The brewery’s beginnings sound a lot like the classic Ptown tale where someone visits and never quite leaves. For founder Chris Hartley, he first vacationed here with friends in 2012 and fell in love with town right away. “As soon as we dropped our bags at our rental, I was like, ‘let’s go to the brewery.’ And they all just laughed and were like, ‘there’s no brewery here.’ I just automatically assumed that Provincetown would have the oldest brewery considering the pilgrims landed here and everything.”
An avid craft beer drinker, the brewery black hole bugged him until around 2016, when he returned back home to Sag Harbor, New York after a Labor Day trip to Ptown. A conversation with a friend over dinner challenged him to take the plunge. If he was really serious and could figure out the beer side of things, Hartley’s friend could link him with investors to help launch that dream brewery.
Soon, Hartley trained at Turtle Swamp Brewing with the Jamaica Plain brewery’s co-founder, Nik Walther. “Luckily the brewing community is super communal and supportive,” Hartley says. As for how Borg came aboard, he and Hartley had been longtime friends. Borg had previously lived in town, even working as a staff reporter at The Provincetown Banner. Though life took him to New York, “So many of my closest friendships had something to do with Provincetown, or coalesced in Provincetown,” he says. “It’s always been very central to my life and that’s part of the reason that [Hartley] saw me as somebody he wanted to do this with.”
The duo moved to town at the same time and construction began in May 2019. When the 3,200 square-foot space opened that August, with its vintage vinyl floors, pieces by local artists, and kitschy touches—just check out the Dolly Parton pinball machine—it was clear from the jump that this wasn’t just a taproom. It was a queer haven.
“We refer to it as a queer clubhouse,” Borg says. “We love that it really invites this cross-section of people from the queer community, to the straight community, to families. All the while, we’re trying to make sure that people know this is a queer space. And that’s sometimes not a given when you’re talking about a brewery.”
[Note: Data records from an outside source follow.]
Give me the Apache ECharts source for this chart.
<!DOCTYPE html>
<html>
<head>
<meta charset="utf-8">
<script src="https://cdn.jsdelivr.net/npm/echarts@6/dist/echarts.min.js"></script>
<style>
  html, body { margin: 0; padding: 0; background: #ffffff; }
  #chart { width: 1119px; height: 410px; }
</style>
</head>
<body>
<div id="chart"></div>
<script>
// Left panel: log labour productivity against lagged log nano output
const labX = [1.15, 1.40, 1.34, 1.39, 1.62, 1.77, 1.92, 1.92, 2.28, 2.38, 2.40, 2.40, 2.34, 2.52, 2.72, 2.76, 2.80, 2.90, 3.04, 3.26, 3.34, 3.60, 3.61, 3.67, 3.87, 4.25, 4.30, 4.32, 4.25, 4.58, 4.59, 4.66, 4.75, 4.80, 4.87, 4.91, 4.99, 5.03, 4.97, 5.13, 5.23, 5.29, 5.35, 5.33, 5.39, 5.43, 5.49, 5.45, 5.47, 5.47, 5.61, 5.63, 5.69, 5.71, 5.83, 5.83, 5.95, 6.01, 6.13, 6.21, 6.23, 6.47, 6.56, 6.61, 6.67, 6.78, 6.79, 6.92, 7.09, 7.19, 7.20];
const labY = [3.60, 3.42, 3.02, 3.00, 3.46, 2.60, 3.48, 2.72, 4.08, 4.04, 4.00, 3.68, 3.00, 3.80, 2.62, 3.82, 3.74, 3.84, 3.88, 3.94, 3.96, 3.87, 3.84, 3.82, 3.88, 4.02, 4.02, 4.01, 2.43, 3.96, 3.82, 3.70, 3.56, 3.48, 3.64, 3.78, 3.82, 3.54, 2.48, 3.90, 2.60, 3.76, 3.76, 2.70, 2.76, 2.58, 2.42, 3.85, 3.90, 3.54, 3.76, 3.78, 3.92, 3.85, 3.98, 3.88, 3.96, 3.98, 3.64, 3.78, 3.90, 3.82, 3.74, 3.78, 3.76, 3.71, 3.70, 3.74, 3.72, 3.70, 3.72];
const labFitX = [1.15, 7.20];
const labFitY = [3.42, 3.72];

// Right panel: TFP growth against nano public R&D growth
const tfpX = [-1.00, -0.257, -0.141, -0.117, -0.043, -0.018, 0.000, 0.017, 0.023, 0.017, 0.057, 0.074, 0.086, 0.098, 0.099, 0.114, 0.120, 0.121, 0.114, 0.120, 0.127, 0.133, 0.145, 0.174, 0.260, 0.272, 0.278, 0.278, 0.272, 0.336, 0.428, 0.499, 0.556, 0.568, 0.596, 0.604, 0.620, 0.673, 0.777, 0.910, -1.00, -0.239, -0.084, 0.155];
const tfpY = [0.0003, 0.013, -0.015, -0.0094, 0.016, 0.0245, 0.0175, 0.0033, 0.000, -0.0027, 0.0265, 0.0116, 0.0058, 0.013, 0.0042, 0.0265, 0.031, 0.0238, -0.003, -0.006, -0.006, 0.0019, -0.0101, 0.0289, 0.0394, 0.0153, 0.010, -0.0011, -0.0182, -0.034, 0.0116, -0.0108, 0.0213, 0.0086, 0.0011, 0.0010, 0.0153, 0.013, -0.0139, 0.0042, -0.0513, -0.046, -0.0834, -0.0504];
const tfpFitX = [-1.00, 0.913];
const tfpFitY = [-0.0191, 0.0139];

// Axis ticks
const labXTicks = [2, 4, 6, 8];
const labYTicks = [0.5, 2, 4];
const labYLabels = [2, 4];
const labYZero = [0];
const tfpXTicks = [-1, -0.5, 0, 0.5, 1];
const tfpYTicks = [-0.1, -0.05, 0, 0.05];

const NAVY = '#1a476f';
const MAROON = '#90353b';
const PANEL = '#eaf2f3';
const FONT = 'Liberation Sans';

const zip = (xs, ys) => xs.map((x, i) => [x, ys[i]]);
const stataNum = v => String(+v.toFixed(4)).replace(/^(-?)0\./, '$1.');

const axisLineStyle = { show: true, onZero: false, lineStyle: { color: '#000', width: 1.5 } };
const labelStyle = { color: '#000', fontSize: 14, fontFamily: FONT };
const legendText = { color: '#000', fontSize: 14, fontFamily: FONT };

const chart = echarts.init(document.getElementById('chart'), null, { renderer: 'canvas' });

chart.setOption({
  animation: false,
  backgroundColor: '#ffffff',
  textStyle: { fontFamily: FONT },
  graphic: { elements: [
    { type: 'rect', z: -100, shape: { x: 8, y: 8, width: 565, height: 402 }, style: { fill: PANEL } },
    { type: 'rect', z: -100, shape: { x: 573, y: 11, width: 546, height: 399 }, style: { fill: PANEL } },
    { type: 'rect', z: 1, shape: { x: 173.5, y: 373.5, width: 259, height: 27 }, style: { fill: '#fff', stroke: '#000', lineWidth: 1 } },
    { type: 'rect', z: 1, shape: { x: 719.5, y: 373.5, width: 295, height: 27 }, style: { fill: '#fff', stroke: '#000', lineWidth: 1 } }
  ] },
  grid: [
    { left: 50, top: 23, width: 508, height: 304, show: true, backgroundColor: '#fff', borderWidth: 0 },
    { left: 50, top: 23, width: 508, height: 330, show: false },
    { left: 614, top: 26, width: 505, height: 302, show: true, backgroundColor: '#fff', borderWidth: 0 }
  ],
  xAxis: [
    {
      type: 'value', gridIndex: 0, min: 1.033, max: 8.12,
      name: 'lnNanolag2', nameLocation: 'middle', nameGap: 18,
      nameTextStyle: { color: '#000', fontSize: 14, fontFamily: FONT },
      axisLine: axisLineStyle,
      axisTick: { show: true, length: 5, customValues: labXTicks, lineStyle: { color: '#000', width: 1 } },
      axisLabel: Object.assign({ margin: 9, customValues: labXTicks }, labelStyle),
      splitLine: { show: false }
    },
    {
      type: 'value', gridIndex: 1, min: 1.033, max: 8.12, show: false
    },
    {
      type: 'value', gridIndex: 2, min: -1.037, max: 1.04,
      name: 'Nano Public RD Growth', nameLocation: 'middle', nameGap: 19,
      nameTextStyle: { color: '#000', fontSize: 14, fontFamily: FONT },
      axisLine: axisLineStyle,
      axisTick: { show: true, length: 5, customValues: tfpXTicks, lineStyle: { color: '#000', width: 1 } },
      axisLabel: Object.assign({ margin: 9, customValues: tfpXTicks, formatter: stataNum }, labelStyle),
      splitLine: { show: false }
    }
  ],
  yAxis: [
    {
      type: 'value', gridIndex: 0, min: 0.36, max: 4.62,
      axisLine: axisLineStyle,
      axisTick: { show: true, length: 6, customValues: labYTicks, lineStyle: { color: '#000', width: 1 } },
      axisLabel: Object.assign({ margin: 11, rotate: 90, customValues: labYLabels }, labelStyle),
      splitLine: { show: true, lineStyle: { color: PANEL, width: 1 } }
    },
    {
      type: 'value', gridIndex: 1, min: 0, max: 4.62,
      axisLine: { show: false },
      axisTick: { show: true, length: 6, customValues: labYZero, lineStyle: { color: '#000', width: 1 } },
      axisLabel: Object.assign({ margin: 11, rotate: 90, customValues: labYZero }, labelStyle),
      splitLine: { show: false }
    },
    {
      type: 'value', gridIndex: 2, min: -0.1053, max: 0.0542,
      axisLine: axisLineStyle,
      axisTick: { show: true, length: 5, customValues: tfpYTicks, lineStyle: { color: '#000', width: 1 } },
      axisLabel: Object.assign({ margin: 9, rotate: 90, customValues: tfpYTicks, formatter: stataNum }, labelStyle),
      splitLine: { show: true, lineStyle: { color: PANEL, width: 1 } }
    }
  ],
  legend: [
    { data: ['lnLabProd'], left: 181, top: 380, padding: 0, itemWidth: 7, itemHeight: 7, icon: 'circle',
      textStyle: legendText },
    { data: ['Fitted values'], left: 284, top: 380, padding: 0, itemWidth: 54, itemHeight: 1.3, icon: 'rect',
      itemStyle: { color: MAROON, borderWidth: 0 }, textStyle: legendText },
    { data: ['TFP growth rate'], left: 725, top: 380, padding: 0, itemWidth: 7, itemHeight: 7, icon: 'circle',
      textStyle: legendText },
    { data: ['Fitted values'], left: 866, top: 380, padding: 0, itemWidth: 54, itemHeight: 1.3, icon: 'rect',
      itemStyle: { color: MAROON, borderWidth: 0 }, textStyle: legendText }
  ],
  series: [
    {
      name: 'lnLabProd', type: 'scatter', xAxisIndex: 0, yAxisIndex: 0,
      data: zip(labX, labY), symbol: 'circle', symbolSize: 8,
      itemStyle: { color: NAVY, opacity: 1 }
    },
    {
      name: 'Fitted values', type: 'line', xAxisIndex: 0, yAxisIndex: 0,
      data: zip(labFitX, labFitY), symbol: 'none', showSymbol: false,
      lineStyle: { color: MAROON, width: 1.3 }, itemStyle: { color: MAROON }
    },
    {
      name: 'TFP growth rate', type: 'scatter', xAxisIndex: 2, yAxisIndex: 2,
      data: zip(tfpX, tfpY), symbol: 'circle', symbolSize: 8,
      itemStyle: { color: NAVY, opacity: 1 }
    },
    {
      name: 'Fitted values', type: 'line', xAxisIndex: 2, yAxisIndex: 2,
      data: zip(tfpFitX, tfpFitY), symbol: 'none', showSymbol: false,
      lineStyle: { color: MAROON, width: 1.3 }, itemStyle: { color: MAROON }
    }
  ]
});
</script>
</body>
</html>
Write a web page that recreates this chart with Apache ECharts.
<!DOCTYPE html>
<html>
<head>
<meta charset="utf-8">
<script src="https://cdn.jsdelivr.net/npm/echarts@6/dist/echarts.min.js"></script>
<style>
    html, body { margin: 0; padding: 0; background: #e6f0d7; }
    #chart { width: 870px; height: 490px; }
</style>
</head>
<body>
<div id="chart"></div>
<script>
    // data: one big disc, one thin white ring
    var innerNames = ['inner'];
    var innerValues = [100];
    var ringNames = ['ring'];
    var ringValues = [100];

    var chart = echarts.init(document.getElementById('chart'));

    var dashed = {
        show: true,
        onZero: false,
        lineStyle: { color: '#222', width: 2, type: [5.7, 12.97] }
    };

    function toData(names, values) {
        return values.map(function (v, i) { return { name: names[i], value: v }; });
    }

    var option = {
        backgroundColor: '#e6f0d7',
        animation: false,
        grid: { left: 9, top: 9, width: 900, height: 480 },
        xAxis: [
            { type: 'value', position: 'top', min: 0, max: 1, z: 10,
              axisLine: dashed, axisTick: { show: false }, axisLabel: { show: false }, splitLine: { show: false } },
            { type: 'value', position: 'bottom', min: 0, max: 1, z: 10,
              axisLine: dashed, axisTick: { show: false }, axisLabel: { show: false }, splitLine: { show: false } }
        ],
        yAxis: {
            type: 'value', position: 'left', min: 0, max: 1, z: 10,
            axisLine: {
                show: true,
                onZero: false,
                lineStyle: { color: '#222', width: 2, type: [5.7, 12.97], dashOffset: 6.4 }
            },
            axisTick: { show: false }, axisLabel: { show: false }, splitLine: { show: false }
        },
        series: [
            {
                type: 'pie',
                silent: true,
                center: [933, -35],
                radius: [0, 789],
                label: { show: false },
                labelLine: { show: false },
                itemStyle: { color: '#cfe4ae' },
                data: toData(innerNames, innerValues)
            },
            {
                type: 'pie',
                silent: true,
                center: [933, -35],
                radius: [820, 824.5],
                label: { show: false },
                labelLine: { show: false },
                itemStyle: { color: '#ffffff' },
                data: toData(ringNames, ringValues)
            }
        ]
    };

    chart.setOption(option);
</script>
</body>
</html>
This “we’re here, we’re queer, we drink beer,” ethos was why they started the brand in the first place. “I think people in the LGBTQ community, they’re not shunned from the beer community, but they’re not really seen as a potential market,” Hartley says. Borg adds, “Part of where the brand comes from is this notion that you would see rainbows slapped on a tap handle or on a product for Pride month, and I think most queer people know that feeling of being pandered to, where it feels inauthentic. So we really wanted to be a true queer beer company that was by and of this community.”
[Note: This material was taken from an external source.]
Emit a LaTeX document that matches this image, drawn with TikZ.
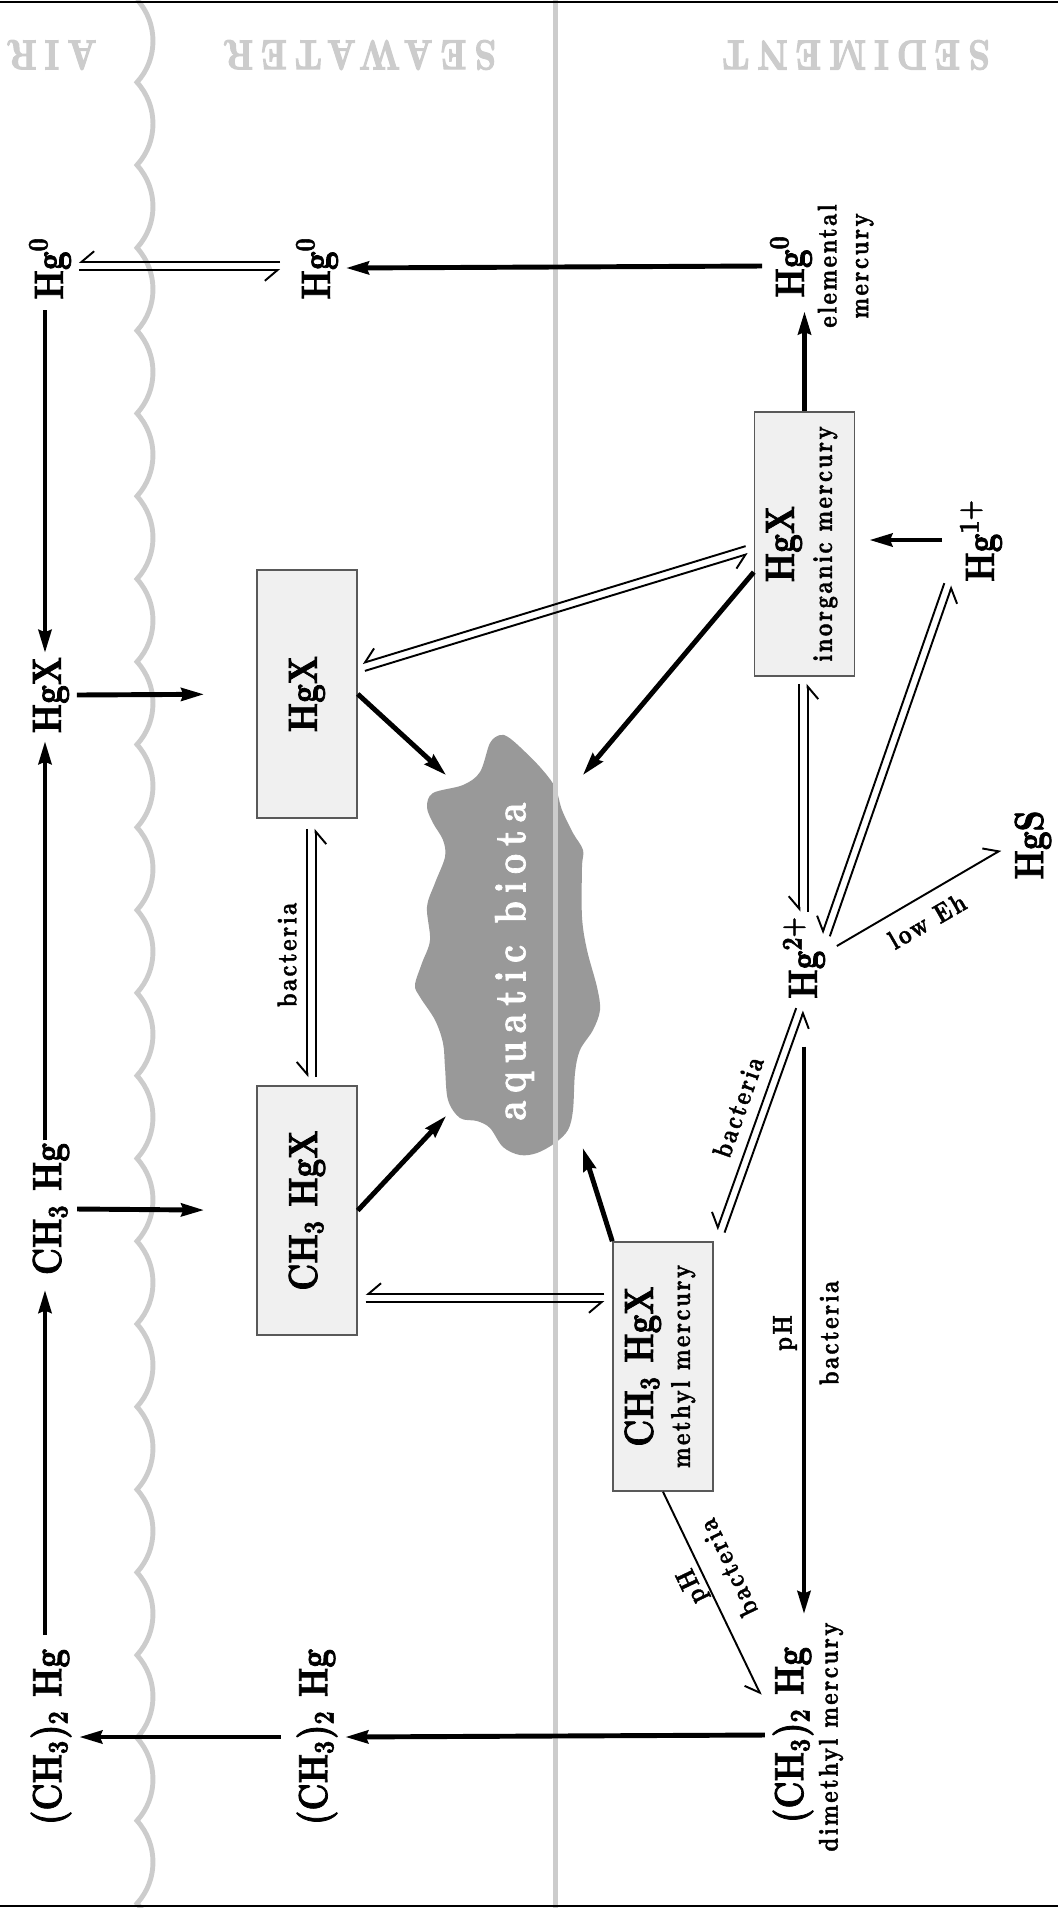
\documentclass[tikz,border=0pt]{standalone}
\usepackage{fontspec}
\setmainfont{lmroman10-regular.otf}[BoldFont=lmroman10-bold.otf,BoldFeatures={FakeBold=1.8},FakeStretch=0.8]
\newfontfamily\spacedfont{lmroman10-regular.otf}[BoldFont=lmroman10-bold.otf,BoldFeatures={FakeBold=1.4},FakeStretch=0.8,LetterSpace=9]
\newfontfamily\headfont{lmroman10-regular.otf}[BoldFont=lmroman10-bold.otf,BoldFeatures={FakeBold=2.5},FakeStretch=0.8,LetterSpace=19]
\newfontfamily\biotafont{lmroman10-regular.otf}[BoldFont=lmroman10-bold.otf,BoldFeatures={FakeBold=1.6},FakeStretch=0.8,LetterSpace=18]
\usepackage{graphicx}
\usetikzlibrary{arrows.meta,calc}

\definecolor{divgrey}{gray}{0.8}
\definecolor{biotagrey}{gray}{0.6}
\definecolor{boxfill}{gray}{0.94}
\definecolor{boxline}{gray}{0.35}

\newcommand\chemfont{\fontsize{11.6}{13}\selectfont\bfseries}
\newcommand\labfont{\spacedfont\fontsize{7.7}{9}\selectfont\bfseries}
\newcommand\uprot[1]{\rotatebox{90}{#1}}
% one harpoon each way, side by side
\newcommand\eqarrows[2]{%
  \draw[eqline] ($(#1)!1.15pt!-90:(#2)$) -- ($(#2)!1.15pt!90:(#1)$);
  \draw[eqline] ($(#2)!1.15pt!-90:(#1)$) -- ($(#1)!1.15pt!90:(#2)$);
}

\tikzset{
  flow/.style={line width=1.4pt,-{Stealth[length=6.5pt,width=3.6pt,inset=0.6pt]}},
  eqline/.style={line width=0.55pt,-{Straight Barb[harpoon,swap,length=3.6pt,width=6.1pt]}},
  thinflow/.style={line width=0.55pt},
  spc/.style={inner sep=2pt,font=\chemfont},
  pool/.style={draw=boxline,line width=0.4pt,fill=boxfill,minimum width=1cm,inner sep=0pt},
  tag/.style={inner sep=0pt,font=\labfont},
  header/.style={text=divgrey,font=\headfont\fontsize{12}{14}\selectfont\bfseries,rotate=180,inner sep=0pt},
  divider/.style={divgrey,line width=1.4pt}
}

\begin{document}
\begin{tikzpicture}[x=0.01cm,y=-0.01cm]
  \useasboundingbox (0,0) rectangle (1058,1908);

  % aquatic biota blob
  \fill[biotagrey] plot[smooth cycle,tension=0.55] coordinates {
    (508,737) (520,747) (540,767) (555,787) (562,810) (573,833) (583,850)
    (582,867) (582,917) (587,950) (597,987) (600,1010) (593,1030) (580,1050)
    (575,1073) (573,1110) (568,1130) (555,1143) (537,1153) (520,1155)
    (503,1147) (490,1128) (477,1121) (460,1118) (448,1100) (445,1067)
    (443,1043) (435,1020) (420,997) (415,985) (422,963) (430,940) (427,907)
    (435,883) (445,857) (443,840) (433,823) (427,807) (433,793) (463,785)
    (480,772) (490,743) (500,735)};

  % borders between air, seawater and sediment
  \draw[divider] (137,-0.5)
    \foreach \k in {0,...,23} {
      .. controls (158.3,{\k*82.78+23}) and (158.3,{\k*82.78+59}) .. (137,{(\k+1)*82.78-0.5})
    };
  \draw[divider,line width=1.55pt] (555.5,0) -- (555.5,1908);
  \draw[line width=0.65pt] (0,2) -- (1058,2);
  \draw[line width=0.65pt] (0,1906) -- (1058,1906);

  \node[header] (airhead) at (52,55) {AIR};
  \node[header] (seahead) at (360,55) {SEAWATER};
  \node[header] (sedhead) at (856,55) {SEDIMENT};

  % air
  \node[spc] (hg0air) at (50,268) {\uprot{Hg\textsuperscript{0}}};
  \node[spc] (hgxair) at (51,695) {\uprot{HgX}};
  \node[spc] (mhgair) at (51,1209) {\uprot{CH\textsubscript{3} Hg}};
  \node[spc] (dmhgair) at (51,1737) {\uprot{(CH\textsubscript{3})\textsubscript{2} Hg}};

  % seawater
  \node[spc] (hg0sea) at (317,268) {\uprot{Hg\textsuperscript{0}}};
  \node[pool,minimum height=2.48cm] (hgxsea) at (307,694) {\uprot{\chemfont HgX}};
  \node[pool,minimum height=2.49cm] (mhgxsea) at (307,1210.5) {\uprot{\chemfont CH\textsubscript{3} HgX}};
  \node[spc] (dmhgsea) at (317,1737) {\uprot{(CH\textsubscript{3})\textsubscript{2} Hg}};
  \node[minimum width=1.35cm,minimum height=3.71cm,inner sep=0pt] (biota) at (514.5,961.5)
    {\uprot{\biotafont\fontsize{12.5}{14}\selectfont\bfseries\color{white}aquatic biota}};

  % sediment
  \node[spc] (hg0sed) at (791,266) {\uprot{Hg\textsuperscript{0}}};
  \node[tag] (hg0tag) at (846,266) {\uprot{\begin{tabular}{@{}c@{}}elemental\\mercury\end{tabular}}};
  \node[pool,minimum height=2.64cm] (hgxsed) at (804.5,544)
    {\uprot{\begin{tabular}{@{}c@{}}\chemfont HgX\\[-1.2pt]\labfont inorganic mercury\end{tabular}}};
  \node[spc] (hg1) at (981,540) {\uprot{Hg\textsuperscript{1+}}};
  \node[spc] (hg2) at (804,957) {\uprot{Hg\textsuperscript{2+}}};
  \node[spc] (hgs) at (1033,845) {\uprot{HgS}};
  \node[pool,minimum height=2.49cm] (mhgxsed) at (663,1366.5)
    {\uprot{\begin{tabular}{@{}c@{}}\chemfont CH\textsubscript{3} HgX\\[-1.5pt]\labfont methyl mercury\end{tabular}}};
  \node[spc] (dmhgsed) at (793,1735) {\uprot{(CH\textsubscript{3})\textsubscript{2} Hg}};
  \node[tag] (dmhgtag) at (831,1737) {\uprot{dimethyl mercury}};

  % labels on the connectors
  \node[tag,rotate=90] (bactsea) at (287,955) {bacteria};
  \node[tag,rotate=70.6] (bactsed) at (738,1107) {bacteria};
  \node[tag,rotate=30] (loweh) at (927,921) {low Eh};
  \node[tag,rotate=90] (phdown) at (785,1333) {pH};
  \node[tag,rotate=90] (bactdown) at (829,1333) {bacteria};
  \node[tag,rotate=115.5] (phslant) at (693,1586) {pH};
  \node[tag,rotate=115.5] (bactslant) at (728,1568) {bacteria};

  % air column arrows
  \draw[flow] ([shift={(-5,3)}]hg0air.south) -- ([shift={(-6,4)}]hgxair.north);
  \draw[flow] ([shift={(-6,5)}]mhgair.north) -- ([shift={(-6,0)}]hgxair.south);
  \draw[flow] ([shift={(-6,-6)}]dmhgair.north) -- ([shift={(-6,7)}]mhgair.south);
  \draw[flow,shorten >=0.52cm] (hgxair.east) -- (hgxsea.west);
  \draw[flow,shorten >=0.52cm] (mhgair.east) -- (mhgxsea.west);

  % horizontal transport
  \draw[flow] (hg0sed.west) -- (hg0sea.east);
  \draw[flow] (dmhgsed.west) -- (dmhgsea.east);
  \draw[flow] ([shift={(-8,0)}]dmhgsea.west) -- (dmhgair.east);

  % into the biota
  \draw[flow] (hgxsea.east) -- (biota.north west);
  \draw[flow] (mhgxsea.east) -- ([shift={(0,-32)}]biota.south west);
  \draw[flow] (hgxsed.209) -- (biota.north east);
  \draw[flow] (mhgxsed.north west) -- (biota.south east);

  % sediment reactions
  \draw[flow,shorten >=0.06cm] (hgxsed.north) -- (hgxsed.north |- hg0sed.south);
  \draw[flow,shorten <=0.1cm,shorten >=0.14cm] (hg1.west) -- (hg1.west -| hgxsed.east);
  \draw[flow,shorten <=0.4cm,shorten >=0.25cm] (hg2.south) -- (hg2.south |- dmhgsed.north);
  \draw[thinflow,-{Straight Barb[harpoon,length=3.6pt,width=6.1pt]}]
    ([shift={(4,-11)}]hg2.east) -- ([shift={(-6,5)}]hgs.west);
  \draw[thinflow,-{Straight Barb[harpoon,swap,length=3.6pt,width=6.1pt]}]
    (mhgxsed.south) -- ([shift={(-4,-40)}]dmhgsed.west);

  % equilibria
  \eqarrows{[shift={(0,-2)}]hg0air.east}{[shift={(-8,-2)}]hg0sea.west}
  \eqarrows{[shift={(6,-27)}]hgxsea.east}{[shift={(-7,6)}]hgxsed.west}
  \eqarrows{[shift={(4.5,10)}]hgxsea.south}{[shift={(4.5,-8)}]mhgxsea.north}
  \eqarrows{[shift={(8,87.5)}]mhgxsea.east}{[shift={(-8,-68.5)}]mhgxsed.west}
  \eqarrows{[shift={(-1,7)}]hgxsed.south}{[shift={(-0.5,4)}]hg2.north}
  \eqarrows{[shift={(22,-22)}]hg2.center}{[shift={(-4,-5)}]hg1.south west}
  \eqarrows{[shift={(-4,3)}]hg2.south}{[shift={(7,-10)}]mhgxsed.north east}
\end{tikzpicture}
\end{document}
Part of that community focus is their mission of “draftivism,” where 15% of the brewery’s profits go to progressive and local causes. From Rainbow Railroad, to Indivisible Mass Coalition, to the Provincetown Conservation Trust, “We figured that draftivism would serve as the backbone of what we’re doing, and that would hopefully resonate with people,” he continues. “We’re building community and they can be a part of it, too.”
The Ptown and queer community of course extends beyond this corner of the Cape, and soon Provincetown Brewing Co. brews will, too. “We’re taking the idea of ‘we are queer beer,’ along with our draftivism work, and we’re going to export that into new markets and really be the queer beer brand of choice for a queer beer drinkers far and wide,” Borg says.
You can already find their brews around the Cape and Boston, but now they’re thinking bigger. Back in February, the team took a trip to California, where they met with distributors and owners of gay spaces who were excited about what’s brewing in Provincetown. Soon, folks around Los Angeles and Palm Springs—and hopefully beyond—will spot the Provincetown Brewing Co. beer tap at their favorite watering holes, and order some of that seaside bliss.
“Ptown is a lot of people’s favorite vacation spot and they want to have that memory when they’re back home,” Hartley says. “So I’m happy to be part of that, and happy that Ptown is at the forefront of that queer brewing community.”